We all remember vividly the day Ukrainian President Volodymyr Zelensky was ambushed in the White House by US President Trump, Vice President Vance, and Secretary of State Rubio, on 28 February 2025. The climax of that appalling spectacle came when Trump told Zelensky that “he didn’t have the cards” and so — after thanking the US for its service — should essentially capitulate to Moscow’s demands.

Fast forward one year, and the picture has shifted dramatically. Zelensky has just concluded a tour of the Middle East, where he signed substantial contracts to supply the Gulf monarchies, foremost among them Saudi Arabia, with the anti-drone systems Ukraine deploys daily against Russian assaults. It was no secret that the drones Russia rained on Ukraine originated in Iran; nor that those same designs were used by Tehran to retaliate against the US-Israeli strike launched, somewhat ironically, exactly one year later, on 28 February 2026. According to CSIS analysis, in the first eight days alone drones accounted for roughly 71% of recorded strikes on Gulf states, with the UAE absorbing 1,422 detected drones against 246 missiles. The Gulf states struggled visibly to intercept them.

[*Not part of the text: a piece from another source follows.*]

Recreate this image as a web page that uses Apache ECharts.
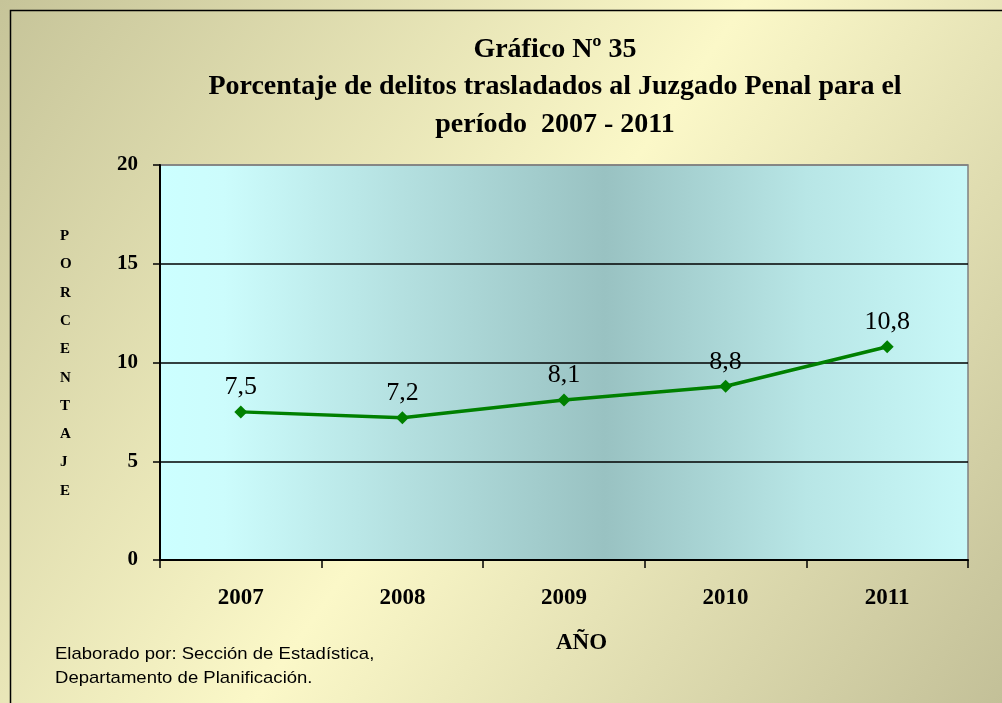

One year after his public humiliation, Zelensky occupies an altogether different position. His country appears to be the only one that has fully grasped — and embraced — the hyper-technological warfare that will define the twenty-first century. After specialising in the production of drones interceptors, it has now developed a new class of hybrid drone-missiles (eg Palyanista, Flamingo and AREION), which were met with scepticism. But after proving successful in hitting targets at long distances, all arms producers are now rushing to produce similar weapons. This hyper-tech war can be – at the same time – much cheaper to fight than the traditional one. Here’s why.

For decades, precision warfare meant possessing hundreds of Tomahawks, stealth bombers, or fighter jets — the magnificent, costly, slow-to-replace instruments of great-power arsenals. Now it can mean a one-way drone assembled from commercial components and dispatched in swarms. What once demanded industrial-nation capacity can increasingly be produced and scaled by smaller states, and indeed by non-state actors.

The economics are brutally inverted. A Shahed-type drone costs roughly $35,000; a single Patriot interceptor approximately $4 million — the price of a hundred drones. Cheap autonomous platforms, AI-assisted targeting, commercial satellite imagery, resilient communications, integrated sensors, and cyber tools will constitute the new architecture of warfare. In a recent US Air Force experiment, machine-generated targeting recommendations arrived in under ten seconds and produced thirty times more options than human-only teams.

Herein lies the uncomfortable paradox at the heart of American defence policy: the country that outspends the next nine combined may be configured precisely against the war it now needs to fight. The US defence budget exceeds $850 billion annually, much of it absorbed by platforms with decade – long procurement timelines; the F-35 programme alone is projected at over $2 trillion across its lifecycle; a single Ford-class carrier runs $13 billion before its airwing; a B-21 Raider roughly $700 million per unit. Magnificent instruments, all — but the wrong unit of account on a battlefield where a $35,000 drone can imperil a $13 billion carrier.

The contrast in industrial cadence is stark. Russia is producing some 400 Shahed-type drones daily, targeting 1,000; Ukraine manufactures its $2,000 Sting interceptor at over 10,000 a month. Lockheed Martin, by contrast, delivered approximately 600 Patriot interceptors in all of 2025. A thousand drones a day against two thousand interceptors a year. The American defence-industrial base, optimised for low-volume, high-margin systems, has effectively forgotten how to mass-produce — a deficit compounded by consolidation that thinned the prime-contractor base from over fifty firms in the 1990s to five today.

The deeper liability is doctrinal. American pre-eminence has rested since 1991 on the cathedral model — a few magnificent assets generating overwhelming local effect. The model now prevailing is the swarm: many good-enough platforms, intelligently networked, fed by real-time data, iterated weekly. The Iran confrontation made this plain; thousands of miniature drone boats sufficed to stall the two mighty US carriers despatched to the region.

The US military is not obsolete in any absolute sense; its global logistics, nuclear deterrence, and power projection remain unmatched. But against the war now being prosecuted from Donetsk to Doha, the marginal dollar spent on another legacy platform may yield less deterrent value than one spent on autonomous swarms and the capacity to manufacture at velocity. The world’s costliest military may have been built, with quiet diligence, for the wrong war. President Zelensky could well telephone Trump tomorrow and say: “Mr President, you don’t have the cards.”